Led by former Sen. Harry Reid (D-NV), who kept any efforts to fund the project’s licensing off the Senate floor as majority leader and elicited promises from Democratic presidential candidates to let the site lie dormant, Nevada lawmakers — including Republicans such as former Sens. John Ensign (R) and Dean Heller (R) and former Govs. Kenny Guinn (R) and Brian Sandoval (R) — have rejected the repository.

In 2018, when the House of Representatives passed a bill that would resume licensing on the project, then-Senate Majority Leader Mitch McConnell (R-KY) kept it from getting a vote in the Senate to protect Heller, facing a re-election bid he would ultimately lose to Rosen. 

The Nevada delegation’s five Democrats are united in their desire to see Yucca stay dead; the state’s two senators filed a bill to repeal the section of the law that originally designated the site as the country’s nuclear waste storage site. Rep. Mark Amodei (R-NV), the delegation’s lone Republican and a representative of Northern Nevada, supports further study of the project but voted against the 2018 bill to fund its continuation.

Brown’s comments

In Brown’s initial comments on Yucca in 2022, made during his insurgent U.S. Senate primary bid against eventual GOP nominee Adam Laxalt, he said he worried that another state could “steal that opportunity” if the federal government did not move forward with the repository in Nevada.

“We all know that Nevada could use another great source of revenue, and it sure would be a shame if we didn’t monopolize on that and become a central hub of new development that we can do at Yucca,” he said in the 2022 recording, which was published two years later by the L.A. Times.

After the story was published, Brown said he was “not strictly committed” to supporting the opening of Yucca, and his communications director Kristy Wilkinson told the Nevada Current in early May that Democratic efforts to call Brown out amounted to a Reid-esque “dirty political tactic of fear-mongering for votes.”. 

The hits kept coming. Jeff Gunter, Brown’s biggest primary opponent, started airing an ad highlighting the Yucca comments and alleging Brown did not care about the damage radiation can do.

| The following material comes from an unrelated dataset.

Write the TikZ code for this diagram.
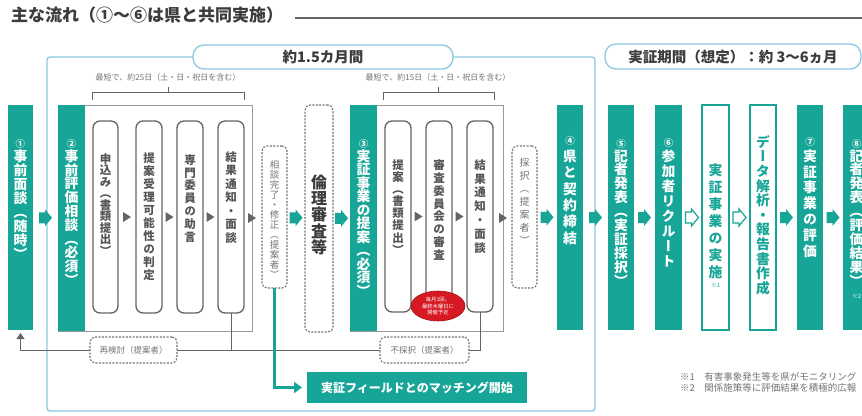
\documentclass[tikz,border=0pt]{standalone}
\usepackage{fontspec}
\usepackage{graphicx}
\setmainfont{Noto Sans CJK JP}
\newfontfamily\vjp[RawFeature=+vert]{Noto Sans CJK JP}
\usetikzlibrary{calc,shapes.geometric,arrows.meta}
\definecolor{tealc}{RGB}{22,165,150}
\definecolor{framec}{RGB}{140,200,225}
\definecolor{boxg}{RGB}{100,100,100}
\definecolor{txtg}{RGB}{85,85,85}
\definecolor{dashg}{RGB}{115,115,115}
\definecolor{titleg}{RGB}{60,60,60}
\definecolor{redc}{RGB}{215,25,35}
\newcommand\cdf{\fontsize{9.5}{9.5}\selectfont}
\ExplSyntaxOn
\NewDocumentCommand\vt{O{1.05em}m}
  {
    \vbox
      {
        \offinterlineskip
        \tl_map_inline:nn {#2}
          {
            \vbox~to~#1{\vss\hbox~to~1em{\hss\vrule~height~.88em~depth~.12em~width~0pt\relax ##1\hss}\vss}
          }
      }
  }
\ExplSyntaxOff
\newcommand\tri[1]{\fill[boxg] ($(#1)+(-4,-5)$) -- ($(#1)+(4,0)$) -- ($(#1)+(-4,5)$) -- cycle;}
\newcommand\barrow[4][fill=tealc]{%
  \coordinate (#2) at ($(#3.east)!.5!(#4.west)$);
  \path[#1] ($(#2)+(-6.5,-5.5)$) -- ++(6,0) -- ++(0,-3) -- ++(7,8.5) -- ++(-7,8.5) -- ++(0,-3) -- ++(-6,0) -- cycle;}
\tikzset{
  bar/.style={fill=tealc, draw=none, anchor=north west},
  obox/.style={draw=boxg!65, line width=0.8, fill=white, anchor=north west},
  ibox/.style={draw=boxg, line width=1.3, rounded corners=7, fill=white, anchor=north west},
  dbox/.style={draw=dashg, line width=1.1, dash pattern=on 2pt off 1.4pt, rounded corners=5, fill=white},
  olbox/.style={draw=tealc, line width=1.3, fill=white, anchor=north west},
  tab/.style={draw=framec, line width=1.3, rounded corners=11, fill=white, text=titleg, font=\bfseries\fontsize{14.5}{15}\selectfont},
  vw/.style={anchor=north, text=white, font=\vjp\bfseries\fontsize{13.8}{13.8}\selectfont},
  vtl/.style={anchor=north, text=tealc, font=\vjp\bfseries\fontsize{13.8}{13.8}\selectfont},
  vg/.style={anchor=north, text=txtg, font=\vjp\bfseries\fontsize{11.5}{11.5}\selectfont},
  vd/.style={anchor=north, text=dashg, font=\vjp\fontsize{9.5}{9.5}\selectfont},
  vr/.style={anchor=north, text=titleg, font=\vjp\bfseries\fontsize{16}{16}\selectfont},
  gline/.style={draw=boxg, line width=0.9},
  smalltxt/.style={text=dashg, font=\fontsize{8}{8}\selectfont},
  frame/.style={draw=framec, line width=1.3, rounded corners=3},
}
\begin{document}
\begin{tikzpicture}[x=1pt,y=-1pt, every node/.style={inner sep=0pt, outer sep=0pt}]
\useasboundingbox (0,0) rectangle (862,415);
\clip (0,0) rectangle (862,415);

% title
\node[anchor=west, font=\bfseries\fontsize{17}{17}\selectfont, text=titleg] (title) at (11,15.5) {主な流れ（①〜⑥は県と共同実施）};
\coordinate (tle) at (862,18);
\draw[draw=titleg!80, line width=1.1] ($(title.east)+(12,2.5)$) -- (tle);

% tabs and frame
\node[tab, minimum width=260, minimum height=24] (tab1) at (323,57) {約1.5カ月間};
\node[tab, minimum width=256, minimum height=25] (tab2) at (733,56.5) {実証期間（想定）：約 3〜6ヵ月};
\draw[frame] (tab1.west) -- (47,57) -- (47,411) -- (595,411) -- (595,57) -- (tab1.east);

% brackets
\node[smalltxt] (br1) at (168,77) {最短で、約25日（土・日・祝日を含む）};
\node[smalltxt] (br2) at (438,77) {最短で、約15日（土・日・祝日を含む）};
\draw[gline] (92,100) -- (92,92) -- (244,92) -- (244,100) (168,92) -- (168,87);
\draw[gline] (383,100) -- (383,92) -- (494,92) -- (494,100) (438,92) -- (438,87);

% bars and boxes
\node[bar, minimum width=25, minimum height=225] (n1) at (8,105) {};
\node[obox, minimum width=194, minimum height=226] (o2) at (58,105) {};
\node[bar, minimum width=27, minimum height=226] (n2) at (58,105) {};
\node[ibox, minimum width=25, minimum height=192] (a1) at (93,121) {};
\node[ibox, minimum width=26, minimum height=192] (a2) at (136,121) {};
\node[ibox, minimum width=26, minimum height=192] (a3) at (177,121) {};
\node[ibox, minimum width=26, minimum height=192] (a4) at (218,121) {};
\node[dbox, anchor=north west, minimum width=25, minimum height=142] (sd) at (262,146) {};
\node[dbox, anchor=north west, minimum width=28, minimum height=227] (rs) at (305,105) {};
\node[obox, minimum width=153, minimum height=226] (o3) at (350,105) {};
\node[bar, minimum width=27, minimum height=226] (n3) at (350,105) {};
\node[ibox, minimum width=26, minimum height=191] (c1) at (385,121) {};
\node[ibox, minimum width=26, minimum height=191] (c2) at (426,121) {};
\node[ibox, minimum width=26, minimum height=191] (c3) at (467,121) {};
\node[dbox, anchor=north west, minimum width=25, minimum height=142] (sa) at (512,146) {};
\node[bar, minimum width=26, minimum height=225] (n4) at (557,105) {};
\node[bar, minimum width=26, minimum height=225] (n5) at (608,105) {};
\node[bar, minimum width=27, minimum height=225] (n6) at (655,105) {};
\node[olbox, minimum width=27, minimum height=225] (ex) at (702,105) {};
\node[olbox, minimum width=26, minimum height=225] (da) at (750,105) {};
\node[bar, minimum width=26, minimum height=225] (n7) at (797,105) {};
\node[bar, minimum width=28, minimum height=225] (n8) at (843,105) {};

% small triangles
\coordinate (p1) at ($(a1.east)!.5!(a2.west)$); \tri{p1}
\coordinate (p2) at ($(a2.east)!.5!(a3.west)$); \tri{p2}
\coordinate (p3) at ($(a3.east)!.5!(a4.west)$); \tri{p3}
\coordinate (p4) at (o2.east); \tri{p4}
\coordinate (q1) at ($(c1.east)!.5!(c2.west)$); \tri{q1}
\coordinate (q2) at ($(c2.east)!.5!(c3.west)$); \tri{q2}
\coordinate (q3) at (o3.east); \tri{q3}

% vertical texts
\node[vw] (t1) at (20.5,135) {\vt[14pt]{{\cdf ①}事前面談︵随時︶}};
\node[vw] (t2) at (71.5,135.3) {\vt[13.8pt]{{\cdf ②}事前評価相談︵必須︶}};
\node[vg] (ta1) at (105.5,153) {\vt[11.5pt]{申込み︵書類提出︶}};
\node[vg] (ta2) at (149,152) {\vt[13pt]{提案受理可能性の判定}};
\node[vg] (ta3) at (190,153.6) {\vt[12.8pt]{専門委員の助言}};
\node[vg] (ta4) at (231,150.3) {\vt[13.5pt]{結果通知・面談}};
\node[vd] (tsd) at (274.5,160) {\vt[10pt]{相談完了・修正︵提案者︶}};
\node[vr] (trs) at (319,174) {\vt[16.3pt]{倫理審査等}};
\node[vw] (t3) at (363.5,135.75) {\vt[13.5pt]{{\cdf ③}実証事業の提案︵必須︶}};
\node[vg] (tc1) at (398,159) {\vt[12.1pt]{提案︵書類提出︶}};
\node[vg] (tc2) at (439,158.5) {\vt[12.9pt]{審査委員会の審査}};
\node[vg] (tc3) at (480,158.1) {\vt[13.8pt]{結果通知・面談}};
\node[vd, font=\vjp\fontsize{10}{10}\selectfont] (tsa) at (524.5,156.5) {\vt[13pt]{採択︵提案者︶}};
\node[vw] (t4) at (570,131.4) {\vt[16.4pt]{{\cdf ④}県と契約締結}};
\node[vw] (t5) at (621,135) {\vt[13.9pt]{{\cdf ⑤}記者発表︵実証採択︶}};
\node[vw] (t6) at (668.5,133.5) {\vt[15pt]{{\cdf ⑥}参加者リクルート}};
\node[vtl] (tex) at (715.5,161.5) {\vt[17pt]{実証事業の実施}};
\node[text=tealc, font=\fontsize{6}{6}\selectfont] (nt1) at (715.5,285) {※1};
\node[vtl] (tda) at (763,134.7) {\vt[14.6pt]{データ解析・報告書作成}};
\node[vw] (t7) at (810,132.3) {\vt[15.8pt]{{\cdf ⑦}実証事業の評価}};
\node[vw] (t8) at (856.5,135) {\vt[13.9pt]{{\cdf ⑧}記者発表︵評価結果︶}};
\node[text=white, font=\fontsize{6}{6}\selectfont] (nt2) at (856.5,296) {※2};

% block arrows
\barrow{ar1}{n1}{o2}
\barrow{ar2}{sd}{rs}
\barrow{ar3}{rs}{o3}
\barrow{ar4}{sa}{n4}
\barrow{ar5}{n4}{n5}
\barrow{ar6}{n5}{n6}
\barrow[draw=tealc, line width=1.2, fill=white]{ar7}{n6}{ex}
\barrow[draw=tealc, line width=1.2, fill=white]{ar8}{ex}{da}
\barrow{ar9}{da}{n7}
\barrow{ar10}{n7}{n8}

% bottom feedback
\node[dbox, minimum width=87, minimum height=26, text=dashg, font=\fontsize{8.5}{8.5}\selectfont] (rk) at (133.5,350) {再検討（提案者）};
\node[dbox, minimum width=89, minimum height=26, text=dashg, font=\fontsize{8.5}{8.5}\selectfont] (fs) at (424.5,350) {不採択（提案者）};
\draw[gline] (a4.south) -- (a4.south |- rk.east);
\draw[gline] (fs.west) -- (rk.east);
\draw[gline] (c3.south) -- (c3.south |- fs.east) -- (fs.east);
\draw[gline, -{Triangle[width=8pt,length=6pt]}, shorten >=3pt] (rk.west) -- (rk.west -| n1.south) -- (n1.south);

% badge
\node[ellipse, fill=redc, draw=redc!75!black, line width=0.6, minimum width=54, minimum height=30, align=center, text=white, font=\fontsize{5.3}{6.3}\selectfont] (badge) at (438,306) {毎月1回、\\最終木曜日に\\開催予定};

% matching
\node[fill=tealc, minimum width=220, minimum height=31, text=white, font=\bfseries\fontsize{12}{12}\selectfont] (mt) at (417,387.5) {実証フィールドとのマッチング開始};
\draw[tealc, line width=3, -{Triangle[width=11pt,length=8pt]}, shorten >=5pt] (sd.south) -- (sd.south |- mt.west) -- (mt.west);

% footnotes
\node[anchor=west, text=dashg, font=\fontsize{9.5}{10}\selectfont] (fn1) at (680,377) {※1　有害事象発生等を県がモニタリング};
\node[anchor=west, text=dashg, font=\fontsize{9.5}{10}\selectfont] (fn2) at (680,388) {※2　関係施策等に評価結果を積極的広報};
\end{tikzpicture}
\end{document}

Democrats trotted out Rory Reid, son of former Senate majority leader and chief Yucca blocker Harry Reid, at a press conference to blast Brown’s comments. Former Sen. Richard Bryan (D-NV), the chair of the state’s commission on nuclear projects, wrote an op-ed making the case anew that any Nevada senator must stand against Yucca. 

Brown ultimately said he was opposed to the project in a May 25 post to X.

“Over the past month, I’ve invested time speaking with engineers and experts on Yucca Mountain,” he wrote. “It is abundantly clear that the project is dead.”

The audio of his Saturday comments reiterate that his stance changed through “research,” as he put it, including acknowledging that the issue is more complex than Congress moving to resume progress on the site. 

Several obstacles stand in the way of Yucca ever being operational — cost, a lengthy licensing process, the lack of practical shipping routes, the proximity of U.S. military installations and the prospect of litigation from the state to block any new action.

“Yucca is dead,” Brown said on the recording. “It couldn’t even be functionally opened. And I’m not going to open it.”